Living under the same roof are his sister-in-law, Caitlin (Laura Donnelly, in a heart-stopping performance that won her the Olivier Award), and her understandably broody adolescent son, Oisin (Rob Malone). Then there’s Quinn’s overgrown, childlike (and English-born) handyman, Tom Kettle (Justin Edwards). And because it is harvest day, their ranks are swelled by three young strapping male relatives, the Corcoran boys.
But wait! I haven’t mentioned the unwelcome visitors who show up at nightfall, casting dark shadows on the glowing Carney homestead: a craven priest, Father Horrigan (Charles Dale), and the courtly, sinister Irish republican kingpin Mr. Muldoon (Stuart Graham) and his henchmen (Dean Ashton and Glenn Speers), whom we have already met in the play’s ominous prologue, set in a graffiti-sprayed back alley in the nearby city of Derry.

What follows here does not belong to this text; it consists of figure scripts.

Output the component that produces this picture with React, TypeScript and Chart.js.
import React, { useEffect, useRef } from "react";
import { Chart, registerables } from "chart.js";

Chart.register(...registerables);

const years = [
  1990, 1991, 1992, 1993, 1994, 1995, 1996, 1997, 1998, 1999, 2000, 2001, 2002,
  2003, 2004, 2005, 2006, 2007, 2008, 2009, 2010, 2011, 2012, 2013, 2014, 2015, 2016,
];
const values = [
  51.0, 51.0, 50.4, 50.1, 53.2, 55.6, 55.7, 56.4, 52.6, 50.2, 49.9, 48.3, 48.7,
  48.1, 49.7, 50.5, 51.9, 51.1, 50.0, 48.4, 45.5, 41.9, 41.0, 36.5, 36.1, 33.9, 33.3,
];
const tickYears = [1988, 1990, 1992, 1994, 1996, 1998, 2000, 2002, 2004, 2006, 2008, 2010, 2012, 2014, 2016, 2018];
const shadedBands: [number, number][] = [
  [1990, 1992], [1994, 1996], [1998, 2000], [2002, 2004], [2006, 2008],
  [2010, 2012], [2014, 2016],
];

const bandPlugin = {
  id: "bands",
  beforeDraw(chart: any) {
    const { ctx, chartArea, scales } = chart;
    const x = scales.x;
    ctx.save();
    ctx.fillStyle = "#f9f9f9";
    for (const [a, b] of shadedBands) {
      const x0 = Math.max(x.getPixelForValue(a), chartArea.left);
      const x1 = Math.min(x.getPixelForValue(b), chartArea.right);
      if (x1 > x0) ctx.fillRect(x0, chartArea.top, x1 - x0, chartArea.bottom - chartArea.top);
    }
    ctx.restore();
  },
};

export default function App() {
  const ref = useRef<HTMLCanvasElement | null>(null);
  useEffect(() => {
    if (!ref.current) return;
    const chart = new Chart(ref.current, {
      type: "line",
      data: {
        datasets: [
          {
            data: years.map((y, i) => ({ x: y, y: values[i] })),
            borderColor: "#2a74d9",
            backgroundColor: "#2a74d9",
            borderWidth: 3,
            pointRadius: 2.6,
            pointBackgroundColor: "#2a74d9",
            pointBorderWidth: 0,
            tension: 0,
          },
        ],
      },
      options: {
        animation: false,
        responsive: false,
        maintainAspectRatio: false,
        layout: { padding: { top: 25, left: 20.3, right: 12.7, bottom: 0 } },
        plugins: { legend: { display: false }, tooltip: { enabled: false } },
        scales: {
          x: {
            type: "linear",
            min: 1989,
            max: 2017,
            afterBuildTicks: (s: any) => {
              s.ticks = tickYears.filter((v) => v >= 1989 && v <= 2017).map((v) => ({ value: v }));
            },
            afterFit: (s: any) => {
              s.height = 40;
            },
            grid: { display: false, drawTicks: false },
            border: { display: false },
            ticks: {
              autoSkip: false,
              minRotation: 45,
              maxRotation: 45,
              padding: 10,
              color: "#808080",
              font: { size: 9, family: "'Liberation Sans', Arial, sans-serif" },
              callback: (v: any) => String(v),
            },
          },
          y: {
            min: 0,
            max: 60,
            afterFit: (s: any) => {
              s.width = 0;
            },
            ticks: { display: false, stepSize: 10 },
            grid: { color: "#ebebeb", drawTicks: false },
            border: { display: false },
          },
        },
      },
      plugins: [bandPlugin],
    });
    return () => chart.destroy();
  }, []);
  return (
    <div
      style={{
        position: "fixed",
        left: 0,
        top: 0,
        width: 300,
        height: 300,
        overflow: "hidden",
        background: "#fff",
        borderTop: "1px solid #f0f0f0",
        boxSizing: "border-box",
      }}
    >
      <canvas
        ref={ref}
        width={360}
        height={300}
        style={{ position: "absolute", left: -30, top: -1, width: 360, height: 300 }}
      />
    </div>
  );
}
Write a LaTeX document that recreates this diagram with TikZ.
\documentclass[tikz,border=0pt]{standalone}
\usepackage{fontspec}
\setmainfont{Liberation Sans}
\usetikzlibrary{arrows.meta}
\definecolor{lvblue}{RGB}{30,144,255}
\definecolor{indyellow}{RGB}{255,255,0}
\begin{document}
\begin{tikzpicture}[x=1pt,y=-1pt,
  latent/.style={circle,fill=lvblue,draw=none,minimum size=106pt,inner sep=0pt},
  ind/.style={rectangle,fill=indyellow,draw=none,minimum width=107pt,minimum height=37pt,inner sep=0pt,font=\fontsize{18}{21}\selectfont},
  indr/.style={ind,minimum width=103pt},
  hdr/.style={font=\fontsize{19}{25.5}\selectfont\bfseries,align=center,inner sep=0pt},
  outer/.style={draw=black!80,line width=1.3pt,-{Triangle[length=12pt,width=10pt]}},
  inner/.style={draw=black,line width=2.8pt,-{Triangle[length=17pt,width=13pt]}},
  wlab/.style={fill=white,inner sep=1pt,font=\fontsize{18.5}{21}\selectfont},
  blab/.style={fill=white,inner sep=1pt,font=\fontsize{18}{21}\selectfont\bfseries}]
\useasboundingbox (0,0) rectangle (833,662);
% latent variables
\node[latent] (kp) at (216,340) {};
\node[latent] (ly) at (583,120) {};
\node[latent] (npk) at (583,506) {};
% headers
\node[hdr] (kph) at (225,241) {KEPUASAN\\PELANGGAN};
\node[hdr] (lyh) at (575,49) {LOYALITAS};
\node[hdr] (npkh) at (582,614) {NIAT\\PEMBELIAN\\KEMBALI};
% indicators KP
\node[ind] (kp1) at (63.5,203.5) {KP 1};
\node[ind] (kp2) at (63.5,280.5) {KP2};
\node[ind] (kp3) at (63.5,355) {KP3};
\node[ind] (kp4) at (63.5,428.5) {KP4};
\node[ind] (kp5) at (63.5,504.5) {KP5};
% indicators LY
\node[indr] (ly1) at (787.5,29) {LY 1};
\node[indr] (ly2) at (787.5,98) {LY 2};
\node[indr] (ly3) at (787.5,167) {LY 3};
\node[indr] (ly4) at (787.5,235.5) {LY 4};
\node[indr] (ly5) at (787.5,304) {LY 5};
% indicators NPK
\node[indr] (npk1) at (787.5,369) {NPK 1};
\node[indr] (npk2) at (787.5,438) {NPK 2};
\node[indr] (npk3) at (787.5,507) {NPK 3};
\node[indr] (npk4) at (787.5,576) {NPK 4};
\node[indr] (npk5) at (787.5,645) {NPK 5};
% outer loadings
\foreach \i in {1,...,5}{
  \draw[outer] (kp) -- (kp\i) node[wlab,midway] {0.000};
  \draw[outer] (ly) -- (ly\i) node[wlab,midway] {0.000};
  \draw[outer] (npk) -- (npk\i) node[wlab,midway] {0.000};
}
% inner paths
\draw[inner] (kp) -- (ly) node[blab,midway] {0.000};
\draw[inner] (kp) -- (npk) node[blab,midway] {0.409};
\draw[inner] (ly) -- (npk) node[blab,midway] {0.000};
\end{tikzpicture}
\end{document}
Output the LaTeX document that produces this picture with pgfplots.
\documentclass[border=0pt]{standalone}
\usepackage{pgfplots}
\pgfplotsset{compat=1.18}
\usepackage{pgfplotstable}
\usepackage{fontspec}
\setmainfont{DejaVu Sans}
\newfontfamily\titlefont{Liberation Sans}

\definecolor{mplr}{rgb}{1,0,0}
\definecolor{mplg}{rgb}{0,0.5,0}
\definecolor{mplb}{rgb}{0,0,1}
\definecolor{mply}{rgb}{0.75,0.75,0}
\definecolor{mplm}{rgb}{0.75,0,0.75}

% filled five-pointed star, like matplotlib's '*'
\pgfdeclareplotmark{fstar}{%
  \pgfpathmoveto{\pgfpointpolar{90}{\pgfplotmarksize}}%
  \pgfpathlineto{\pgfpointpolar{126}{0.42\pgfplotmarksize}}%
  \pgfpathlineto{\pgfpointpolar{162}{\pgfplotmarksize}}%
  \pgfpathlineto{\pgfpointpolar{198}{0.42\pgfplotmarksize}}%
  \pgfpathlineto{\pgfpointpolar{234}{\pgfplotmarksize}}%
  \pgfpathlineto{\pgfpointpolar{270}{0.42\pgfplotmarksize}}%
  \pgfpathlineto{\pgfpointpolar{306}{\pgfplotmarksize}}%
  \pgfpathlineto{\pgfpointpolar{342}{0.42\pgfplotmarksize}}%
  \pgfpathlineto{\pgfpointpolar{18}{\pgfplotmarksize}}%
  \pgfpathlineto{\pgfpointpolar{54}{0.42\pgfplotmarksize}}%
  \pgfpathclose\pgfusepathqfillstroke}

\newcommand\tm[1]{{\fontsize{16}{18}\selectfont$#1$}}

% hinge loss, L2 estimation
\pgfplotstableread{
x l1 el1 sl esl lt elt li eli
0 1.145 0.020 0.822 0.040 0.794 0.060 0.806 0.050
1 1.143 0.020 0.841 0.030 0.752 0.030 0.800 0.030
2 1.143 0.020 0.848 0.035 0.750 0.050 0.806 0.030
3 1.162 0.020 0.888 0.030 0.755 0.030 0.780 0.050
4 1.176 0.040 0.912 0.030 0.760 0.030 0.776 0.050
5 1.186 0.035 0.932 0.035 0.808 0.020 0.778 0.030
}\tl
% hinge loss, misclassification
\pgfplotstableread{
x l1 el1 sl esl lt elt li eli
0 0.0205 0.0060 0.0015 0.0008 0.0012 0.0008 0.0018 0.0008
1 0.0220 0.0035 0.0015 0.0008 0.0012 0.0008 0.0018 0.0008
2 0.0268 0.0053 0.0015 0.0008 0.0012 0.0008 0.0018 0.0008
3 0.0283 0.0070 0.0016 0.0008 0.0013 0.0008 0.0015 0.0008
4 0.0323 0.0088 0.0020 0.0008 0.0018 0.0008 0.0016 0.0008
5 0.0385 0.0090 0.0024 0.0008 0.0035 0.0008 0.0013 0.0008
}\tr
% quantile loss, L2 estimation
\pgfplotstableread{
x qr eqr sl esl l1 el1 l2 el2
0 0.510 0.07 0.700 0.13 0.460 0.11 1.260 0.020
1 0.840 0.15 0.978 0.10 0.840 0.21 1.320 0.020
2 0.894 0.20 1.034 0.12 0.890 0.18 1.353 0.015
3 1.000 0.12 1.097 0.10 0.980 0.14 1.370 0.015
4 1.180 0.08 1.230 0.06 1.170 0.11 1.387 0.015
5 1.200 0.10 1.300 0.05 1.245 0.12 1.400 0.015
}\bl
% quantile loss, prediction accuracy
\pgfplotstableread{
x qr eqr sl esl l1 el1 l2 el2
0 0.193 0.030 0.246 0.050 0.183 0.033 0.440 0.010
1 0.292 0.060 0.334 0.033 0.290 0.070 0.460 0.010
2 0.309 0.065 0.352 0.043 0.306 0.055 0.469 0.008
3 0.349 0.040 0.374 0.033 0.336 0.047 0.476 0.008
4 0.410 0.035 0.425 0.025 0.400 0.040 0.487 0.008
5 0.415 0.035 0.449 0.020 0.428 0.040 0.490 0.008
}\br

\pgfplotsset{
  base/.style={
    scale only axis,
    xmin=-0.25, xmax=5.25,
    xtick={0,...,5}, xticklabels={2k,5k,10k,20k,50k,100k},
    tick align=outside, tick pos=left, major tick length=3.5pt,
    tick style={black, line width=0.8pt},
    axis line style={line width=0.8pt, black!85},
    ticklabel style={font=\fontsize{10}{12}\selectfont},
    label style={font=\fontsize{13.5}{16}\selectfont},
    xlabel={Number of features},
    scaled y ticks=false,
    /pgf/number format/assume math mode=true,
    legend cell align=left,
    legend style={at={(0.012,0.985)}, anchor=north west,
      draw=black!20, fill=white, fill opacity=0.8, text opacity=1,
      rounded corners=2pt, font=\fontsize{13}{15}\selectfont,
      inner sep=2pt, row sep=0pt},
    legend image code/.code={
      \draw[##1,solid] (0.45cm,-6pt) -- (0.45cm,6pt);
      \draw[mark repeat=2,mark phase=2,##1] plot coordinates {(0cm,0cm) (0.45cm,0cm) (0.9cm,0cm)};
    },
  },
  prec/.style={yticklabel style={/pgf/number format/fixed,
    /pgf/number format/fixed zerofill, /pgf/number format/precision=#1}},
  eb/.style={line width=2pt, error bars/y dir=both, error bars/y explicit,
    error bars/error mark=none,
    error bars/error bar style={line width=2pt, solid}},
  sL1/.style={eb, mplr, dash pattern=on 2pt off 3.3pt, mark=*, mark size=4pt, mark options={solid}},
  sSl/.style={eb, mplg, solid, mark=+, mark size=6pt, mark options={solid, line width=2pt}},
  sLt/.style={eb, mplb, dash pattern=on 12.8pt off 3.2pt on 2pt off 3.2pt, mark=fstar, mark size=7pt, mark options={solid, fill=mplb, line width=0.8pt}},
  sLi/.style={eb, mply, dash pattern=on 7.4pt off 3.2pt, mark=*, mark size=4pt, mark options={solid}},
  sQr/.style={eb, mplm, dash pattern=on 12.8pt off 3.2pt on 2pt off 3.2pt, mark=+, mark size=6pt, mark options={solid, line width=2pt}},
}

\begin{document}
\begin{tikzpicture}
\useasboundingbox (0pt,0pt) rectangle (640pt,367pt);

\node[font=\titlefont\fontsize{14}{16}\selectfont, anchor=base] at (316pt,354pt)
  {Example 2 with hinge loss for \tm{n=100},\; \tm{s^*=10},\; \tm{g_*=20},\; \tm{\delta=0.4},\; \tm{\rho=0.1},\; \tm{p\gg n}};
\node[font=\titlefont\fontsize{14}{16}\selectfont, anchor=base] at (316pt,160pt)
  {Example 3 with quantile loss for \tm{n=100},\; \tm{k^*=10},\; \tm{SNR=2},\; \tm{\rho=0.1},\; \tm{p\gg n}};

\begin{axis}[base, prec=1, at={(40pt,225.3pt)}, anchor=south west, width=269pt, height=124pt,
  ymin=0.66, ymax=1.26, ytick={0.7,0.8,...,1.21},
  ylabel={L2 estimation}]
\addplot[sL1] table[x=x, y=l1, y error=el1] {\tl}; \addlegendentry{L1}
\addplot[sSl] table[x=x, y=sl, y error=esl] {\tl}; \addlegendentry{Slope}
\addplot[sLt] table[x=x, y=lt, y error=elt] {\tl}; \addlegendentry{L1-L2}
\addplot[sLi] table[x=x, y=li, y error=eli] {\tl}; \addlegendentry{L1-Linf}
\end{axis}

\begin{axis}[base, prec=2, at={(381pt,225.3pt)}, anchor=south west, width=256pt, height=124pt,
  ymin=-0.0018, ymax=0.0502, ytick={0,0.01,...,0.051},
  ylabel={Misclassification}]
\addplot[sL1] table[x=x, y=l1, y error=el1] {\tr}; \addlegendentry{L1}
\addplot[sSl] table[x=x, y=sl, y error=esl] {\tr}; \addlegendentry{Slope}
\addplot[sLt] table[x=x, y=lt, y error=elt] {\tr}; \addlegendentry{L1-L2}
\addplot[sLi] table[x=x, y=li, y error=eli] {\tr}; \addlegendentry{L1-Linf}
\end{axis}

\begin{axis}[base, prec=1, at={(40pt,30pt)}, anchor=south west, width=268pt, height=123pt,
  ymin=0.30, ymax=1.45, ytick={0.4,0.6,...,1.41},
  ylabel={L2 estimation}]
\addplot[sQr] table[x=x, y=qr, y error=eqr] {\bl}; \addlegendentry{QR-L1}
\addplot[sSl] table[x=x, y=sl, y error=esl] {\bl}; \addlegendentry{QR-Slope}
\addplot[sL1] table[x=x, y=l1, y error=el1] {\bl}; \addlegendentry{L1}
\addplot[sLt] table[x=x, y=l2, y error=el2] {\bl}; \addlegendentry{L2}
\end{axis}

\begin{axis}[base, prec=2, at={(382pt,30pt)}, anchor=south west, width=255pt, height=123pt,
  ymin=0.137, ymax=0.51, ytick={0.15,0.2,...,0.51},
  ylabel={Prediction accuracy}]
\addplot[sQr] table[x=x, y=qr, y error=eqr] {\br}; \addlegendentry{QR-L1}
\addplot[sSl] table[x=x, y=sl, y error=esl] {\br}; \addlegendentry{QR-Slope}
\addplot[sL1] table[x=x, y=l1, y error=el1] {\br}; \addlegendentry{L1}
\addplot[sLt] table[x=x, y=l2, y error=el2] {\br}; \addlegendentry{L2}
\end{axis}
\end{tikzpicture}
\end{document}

As unlikely as it seems, you’ll have no trouble keeping these characters apart. Each bristles with vivid specificity, even those in nonspeaking parts, like the infant Bobby, a feral rabbit and the aforementioned goose. Mr. Butterworth has taken pains to define every one of them, and the cast repays him with performances that blaze unconditionally in the moment.
Of equal importance, this being a play about the Irish, are the living dead, the absent souls who exist not only as scrupulously maintained memories but as catalysts in an increasingly eventful plot. Among them are the late family patriarch, whose black-and-white portrait looms as a benediction and a curse, and his romantically remembered brother, who was killed by British troops during the Easter Rising in Dublin of 1916.
But of most immediate importance is Caitlin’s missing husband, Seamus, whose eerily well-preserved, 10-years-dead body is discovered in a bog shortly before the play begins. The news will shatter the cozy, vigilantly guarded order of the Carney household and drag shadowy deceptions into the harsh light.